Lowell’s Cambodian-American Heritage Celebrated

Cambodian musicians perform at UMass Lowell
Musicians and dancers from the Angkor Dance Troupe will work with UMass Lowell to help Cambodian-American youths explore their heritage.

07/14/2014
By David Perry

When UMass President Robert Caret announced $270,000 in President’s Creative Economy Initiatives Fund grants in July, the largest of eight went to a pair of veterans of UMass Lowell’s Music Department.

Assoc. Prof. Alan Williams and Music Education Coordinator, Prof. Gena Greher, landed $40,000 to develop a program that will work within Lowell’s Cambodian youth community to “create spaces for Cambodian-American adolescents to explore their cultural and artistic heritage.”

The program, which will be developed during the fall semester and implemented at the Stoklosa Middle School in the spring, further accents the relationship between the university and the City of Lowell, home to the nation’s second-largest Cambodian-American population. It will draw together elements from Lowell’s community of Cambodian artists and students and faculty from the university.

Initially, three afternoons a week, one hour will be dedicated to traditional Cambodian music, with members of the World Music Ensemble as instructors. 

The second hour will be spent on traditional dance as facilitated by members of the Angkor Dance Troupe. 

And the last hour will involve the university’s Art Department and a video program in which students will create self-portraits by talking into cameras about their life as Cambodian-Americans in Lowell. 

The community’s identity can be, Williams says, an interesting and sometimes perilous tightrope walk between maintaining old-world tradition and Americanizing a population of young people surrounded by American culture.

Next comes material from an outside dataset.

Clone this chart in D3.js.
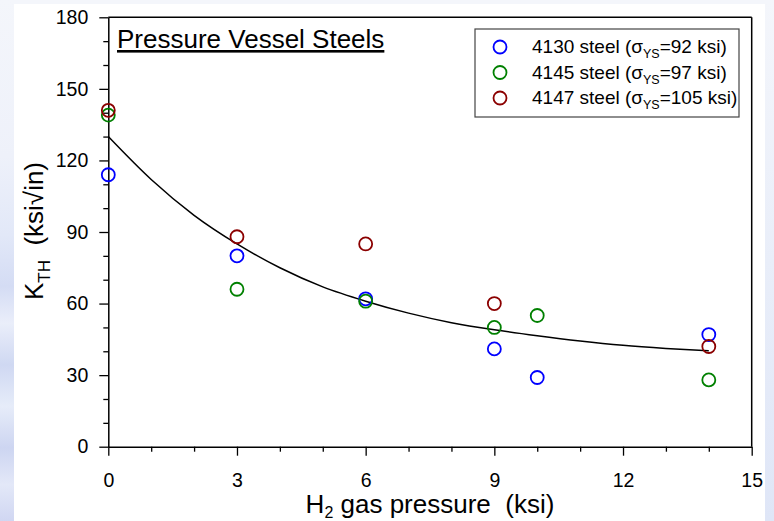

But he found plenty of interest in the subject. 

Members of the World Music Ensemble and Angkor Dance Troupe (who teamed up to entertain a crowd of more than 500 at Durgin Hall in early April) had approached Williams about cultural identity in the community. 

“And simultaneously,” he says, “we got a call from the Massachusetts Cultural Council asking about the ensemble and what we were doing. There’s a lot of interest from a lot of people on the subject. We decided there was a missing piece we could work on.”